I finished with my task, and held the child close to me. I did not have the language, but her mother seemed to understand my desire to hold her a little longer, and she nodded to me. I thought to give her a blessing, and I moved one hand to cradle her head as I listened for the words to pray. What could I pray for? How could I comprehend anything about her life ahead? How arrogant of me to think I had anything to offer her. I just held her, and heard myself whisper, “You are loved, you are loved, you are loved.”
Then the multiple voices whispered, “She is you. She is you. You are loved. There are no other answers. You are loved. All are loved.”
As I gave this child back to her mother, I let go, for a moment, of knowing the meaning of all things. The only answer I could be with, for a moment, is all are loved. The mother looked at me with complete calm, unsurprised that my face was wet with tears.
The condescension of God. They come as a baby, born new into the world, inviting all things that bring life. They come as a mother, carrying her daughter when her daughter lacks legs, letting a woman, who lacks so much, hold this daughter, and this woman is blessed with their love.
I think of that moment where Enos wanted answers so desperately, he spent all night pleading in the wilderness. When the answer came, it was an expansive view of love without end. Like him, I can only wonder, “Lord, how is it done?”

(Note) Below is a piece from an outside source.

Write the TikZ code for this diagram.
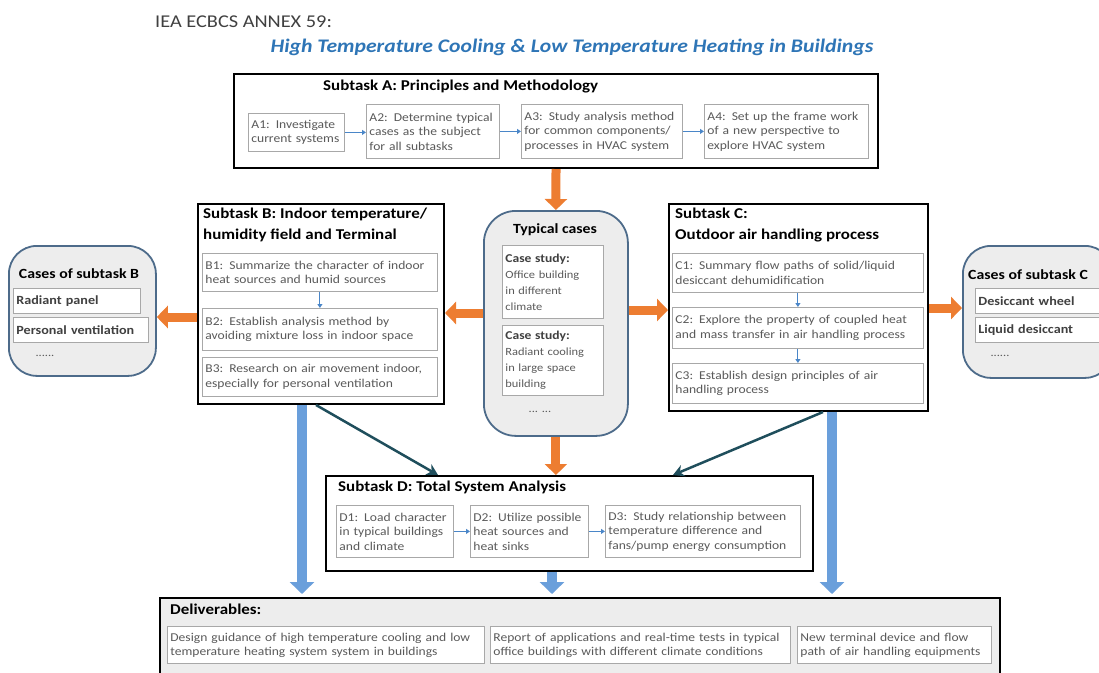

If I spent all eternity looking for the answers, the meaning of all things, could I ever know anything more powerful, more terrifying, more heartbreaking, more life giving, than God loveth Their children? Legs or not. Wealth, title, fame, skill, privilege, influence, name, strength, or not. God loveth Their children. Always.
God with us, please help me be with this place of love, beyond knowing.
7 Responses
Beautiful! Thank you for sharing
This is such a wonderful thought and experience. Thank you!
This was wonderful. Thank you.
Beautifully written. God’s light and love make everything meaningful.
This resonates. Thank you for writing it. God with us, indeed. The experience with your father, helping you to learn about dissonance and how to sit with it. The touching of lives in Guatemala, whether part of the church or not. That feels like true religion to me. If we could only see a bit more clearly what is most important in life.
Your dad’s words strengthened me, Jody, and your words strengthen me too.
Thank you for sharing this. Really beautifully written.